The non-financing PAI, like the Policy Coordination Instrument (PCI) of the IMF, would enable a closer dialogue with members and the endorsement of policies by the RFA. It can also serve as a follow-up arrangement after a program, supported by the RFA or IMF, to signal the authorities’ commitment to continued reforms along the lines of previous programs, and help catalyze financing from other sources. It may also serve as a precursor of more complex program design and financing should the need arises.

On the other hand, the financing PAI would be more appropriate for members that might need financing support to adopt important reforms over the medium term. A three-year horizon of the financing PAI would be comparable to the duration of IMF’s Extended Fund Facility (EFF). The development of financing PAI should be preceded by reforms of the financial structure of the RFA to secure a more stable and reliable funding source.

Finally, a comprehensive guidance on program design and conditionality framework should also be developed in tandem with these new instruments. This would mitigate moral hazard by ensuring a clear and methodical approach in supporting members’ key reform initiatives while remaining flexible, cognizant of individual economy’s capacity constraints, and reflective of the economic diversity of the region. More efforts are needed to explore a pragmatic approach to improve accessibility to the RFA lending while maintaining sufficient safeguards of the financial resources.

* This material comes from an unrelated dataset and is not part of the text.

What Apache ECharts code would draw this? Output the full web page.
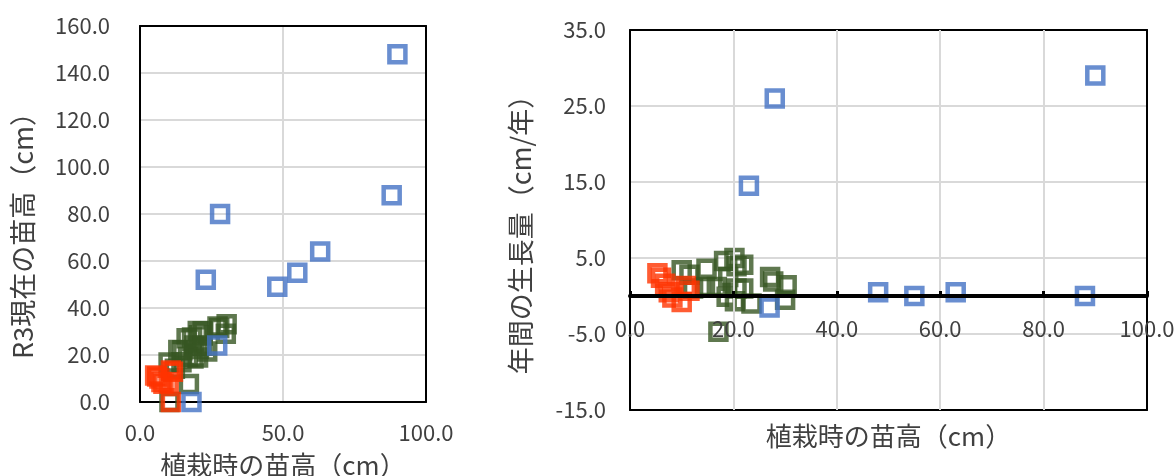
<!DOCTYPE html>
<html>
<head>
<meta charset="utf-8">
<script src="https://cdn.jsdelivr.net/npm/echarts@6/dist/echarts.min.js"></script>
<style>
html,body{margin:0;padding:0;background:#fff;}
#chart{width:1174px;height:476px;}
</style>
</head>
<body>
<div id="chart"></div>
<script>
// ---- data (initial height cm, R3 height cm) ----
const heightGreen = [[10,16.8],[12.2,14.2],[14.5,16.9],[14.8,22],[16.8,19.2],[18.2,27.4],[19,24],[18.7,18.5],[20.2,30.2],[20.6,28.4],[21.9,30.1],[20.6,22.6],[21.9,23.9],[20.3,18.9],[23.5,21.5],[27.1,32.1],[27.7,31.5],[30.3,33.1],[30,29],[17.1,7.7],[10.3,0],[13.4,22.1],[16.3,27.1]];
const heightRed = [[5.3,11.3],[6,10.8],[6.8,10],[7.5,8.5],[8.2,7.8],[10,8.4],[10.8,13.4],[11.5,12.9],[10.8,0]];
const heightBlue = [[90,148],[88,88],[28,80],[23,52],[48,49],[55,55],[63,64],[27,24],[18,0]];
// ---- data (initial height cm, annual growth cm/year) ----
const growthGreen = [[10,3.4],[12.2,1.0],[14.5,1.2],[14.8,3.6],[16.8,1.2],[18.2,4.6],[19,2.5],[18.7,-0.1],[20.2,5.0],[20.6,3.9],[21.9,4.1],[20.6,1.0],[21.9,1.0],[20.3,-0.7],[23.5,-1.0],[27.1,2.5],[27.7,1.9],[30.3,1.4],[30,-0.5],[17.1,-4.7],[11.5,2.8]];
const growthRed = [[5.3,3.0],[6,2.4],[6.8,1.6],[7.5,0.5],[8.2,-0.2],[10,-0.8],[10.8,1.3],[11.5,0.7]];
const growthBlue = [[90,29],[88,0],[28,26],[23,14.5],[48,0.5],[55,0],[63,0.5],[27,-1.5]];
// ---- axis texts ----
const xName = '植栽時の苗高（cm）';
const yNameLeft = 'R3現在の苗高（cm）';
const yNameRight = '年間の生長量（cm/年）';

const FONT = '"Noto Sans CJK JP", "Noto Sans", sans-serif';
const LABEL_COLOR = '#404040';
const fmt = v => v.toFixed(1);
const labelStyle = {fontFamily: FONT, fontSize: 22, color: LABEL_COLOR};
const nameStyle = {fontFamily: FONT, fontSize: 26, color: LABEL_COLOR};
const yNameStyle = {fontFamily: FONT, fontSize: 27, color: LABEL_COLOR};
const gridLine = {show: true, showMinLine: false, showMaxLine: false, lineStyle: {color: '#D9D9D9', width: 2}};
const frameLine = {show: true, onZero: false, lineStyle: {color: '#000', width: 2}};
const COLORS = {green: '#375623', red: '#FF3300', blue: '#4472C4'};

function sc(data, color, xi) {
  return {
    type: 'scatter', xAxisIndex: xi, yAxisIndex: xi, data: data,
    symbol: 'rect', symbolSize: 16, clip: false, z: 5,
    itemStyle: {color: 'rgba(0,0,0,0)', borderColor: color, borderWidth: 4.5},
    emphasis: {disabled: true}, silent: true, animation: false
  };
}
// frame-only axis (draws a plot-area edge)
function frameAxis(gridIndex, position, min, max) {
  return {gridIndex, type: 'value', position, min, max,
    axisLine: frameLine, axisTick: {show: false}, axisLabel: {show: false}, splitLine: {show: false}};
}

const chart = echarts.init(document.getElementById('chart'), null, {renderer: 'canvas'});
chart.setOption({
  animation: false,
  grid: [
    {left: 140, top: 26, width: 286, height: 376, containLabel: false, outerBoundsMode: 'none'},
    {left: 630, top: 30, width: 517, height: 380, containLabel: false, outerBoundsMode: 'none'}
  ],
  xAxis: [
    {gridIndex: 0, type: 'value', min: 0, max: 100, interval: 50, position: 'bottom',
     axisLine: frameLine, axisTick: {show: false}, splitLine: gridLine,
     axisLabel: Object.assign({formatter: fmt, margin: 20}, labelStyle),
     name: xName, nameLocation: 'middle', nameGap: 50, nameTextStyle: nameStyle},
    {gridIndex: 1, type: 'value', min: 0, max: 100, interval: 20, position: 'bottom', offset: -114,
     axisLine: {show: true, onZero: false, lineStyle: {color: '#000', width: 4}},
     axisTick: {show: true, inside: true, length: 5, lineStyle: {color: '#000', width: 3}},
     splitLine: gridLine, z: 6,
     axisLabel: Object.assign({formatter: fmt, margin: 22}, labelStyle),
     name: xName, nameLocation: 'middle', nameGap: 127, nameTextStyle: nameStyle},
    frameAxis(0, 'top', 0, 100),
    frameAxis(1, 'top', 0, 100),
    frameAxis(1, 'bottom', 0, 100)
  ],
  yAxis: [
    {gridIndex: 0, type: 'value', min: 0, max: 160, interval: 20, position: 'left',
     axisLine: frameLine, axisTick: {show: false}, splitLine: gridLine,
     axisLabel: Object.assign({formatter: fmt, margin: 30}, labelStyle),
     name: yNameLeft, nameLocation: 'middle', nameGap: 104, nameRotate: 90,
     nameTextStyle: Object.assign({padding: [0, 30, 0, 0]}, yNameStyle)},
    {gridIndex: 1, type: 'value', min: -15, max: 35, interval: 10, position: 'left',
     axisLine: frameLine, axisTick: {show: false}, splitLine: gridLine,
     axisLabel: Object.assign({formatter: fmt, margin: 24}, labelStyle),
     name: yNameRight, nameLocation: 'middle', nameGap: 96, nameRotate: 90,
     nameTextStyle: Object.assign({padding: [0, 16, 0, 0]}, yNameStyle)},
    frameAxis(0, 'right', 0, 160),
    frameAxis(1, 'right', -15, 35)
  ],
  series: [
    sc(heightGreen, COLORS.green, 0),
    sc(heightRed, COLORS.red, 0),
    sc(heightBlue, COLORS.blue, 0),
    sc(growthGreen, COLORS.green, 1),
    sc(growthRed, COLORS.red, 1),
    sc(growthBlue, COLORS.blue, 1)
  ]
});
</script>
</body>
</html>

In conclusion, the timely revamp of the ASEAN+3 RFA is key in promoting the region’s resilience and financial stability. The introduction of new lending instruments should be done gradually, in tandem with the financial structure reform. In the meantime, existing facilities shall be further enhanced based on a robust program design and conditionality framework. Ultimately, the integration of a veteran lending framework, a robust program design and conditionality framework, and a solid financial structure of the RFA will constitute the core of the crisis prevention and resolution mechanism in the ASEAN+3’s financial safety net.